Рационалисты поставили отношения власти и знания с ног на голову. Им кажется, что сначала появляется знание о том, что нужно тем или иным людям, а потом политики борются за власть, апеллируя к этому знанию. Нет знания — нет действия. Однако в действительности всё ровно наборот: знание и представления в политике появляются из борьбы за власть как её инструмент, а не как её источник.
Пример. В общественных кампаниях самого разного толка активисты всегда озабочены изобретением обоснования своих требований, особенно на первых этапах. Они сначала начинают бороться с условной вырубкой парка, а потом придумывают для этого рациональные основания, подтягивая экологов и юристов, чтобы те ответили, почему они правы.
Коротко говоря, идейные основания и программы в политике — это всегда рационализация политической борьбы задним числом. В этом случае роль интеллектуалов не в том, чтобы дать политикам априорное правильное знание, идеи и направление деятельности, а в том, чтобы помочь им осмыслить свою практику и оформить её идеологию.
Поэтому у активистов так популярны публичные интеллектуалы (типа Шульман): они объясняют наукообразным языком, почему то, чего вы и так уже хотите, верно и обоснованно. А когда они ставят телегу впереди лошади и пытаются сами придумать, что делать практикам («дать программу»), это всегда оборачивается пшиком.

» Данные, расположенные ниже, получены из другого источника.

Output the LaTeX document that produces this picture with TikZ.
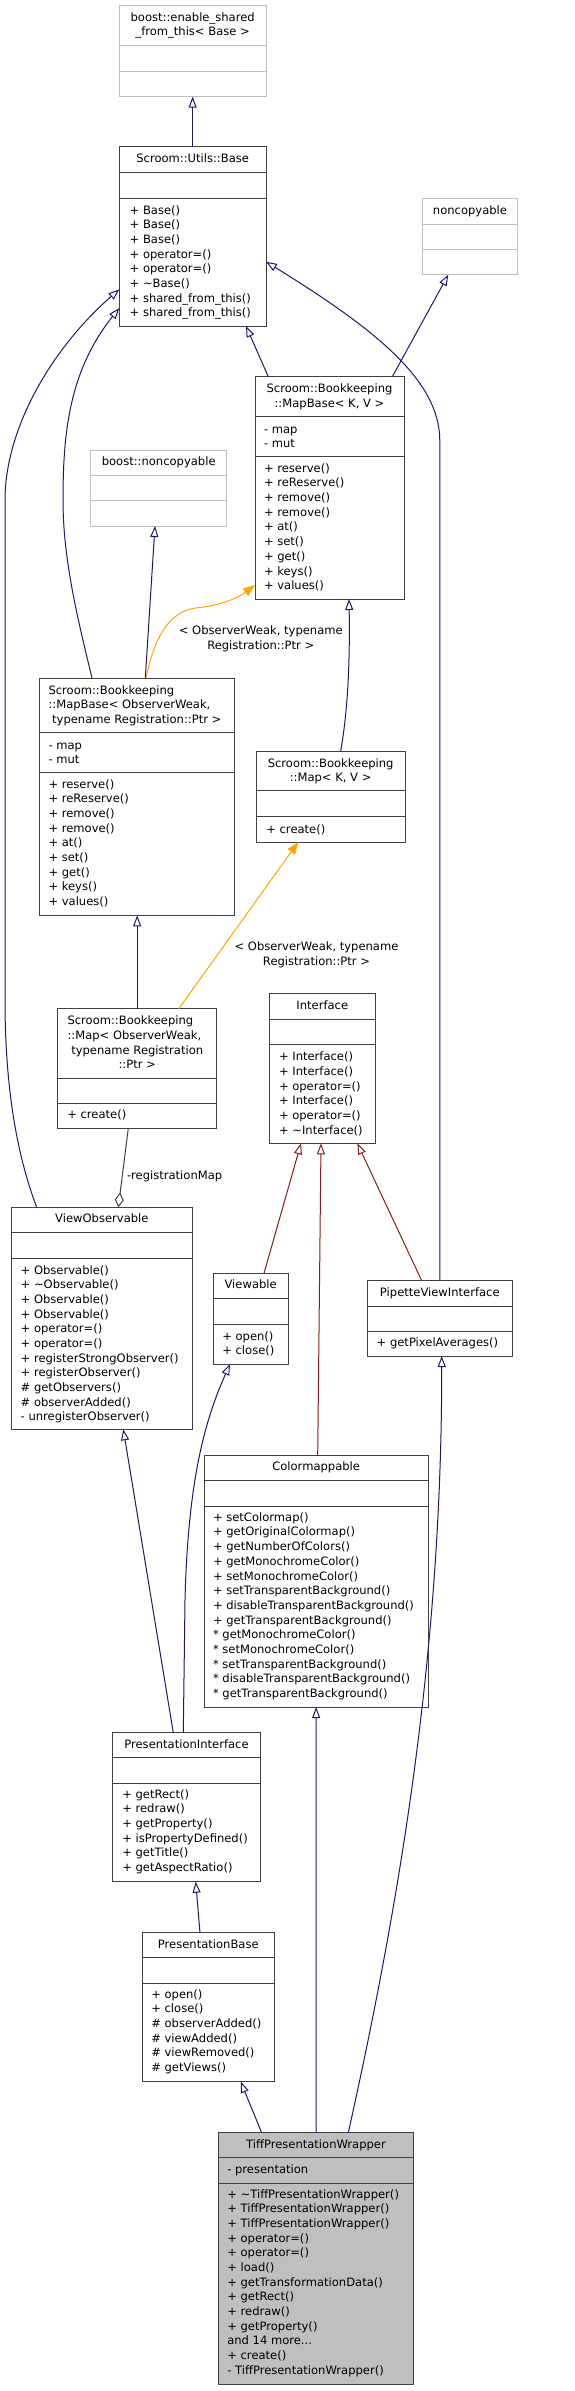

Другой пример. Если вы работали на избирательных кампаниях, то наверняка встречали тип людей, которые приходят в штаб со своими ценными советами о том, как надо вести кампанию, о чём говорить с людьми и т.д. Я называю их «страна советов». Их проблема не в том, что сами идеи глупы (бывают очень даже ничего), а в том, что они просто нерелевантны реальному процессу. Обычно такого человека достаточно отправить в поквартирку или на разноску газеты, чтобы он отстал.
Похожим образом затея интеллектуалов дать политикам априорную рациональную программу всегда будет встречать справедливое отторжение. Манифесты и программы имеют нулевой эффект, если они не являются осмыслением уже существующей политической практики.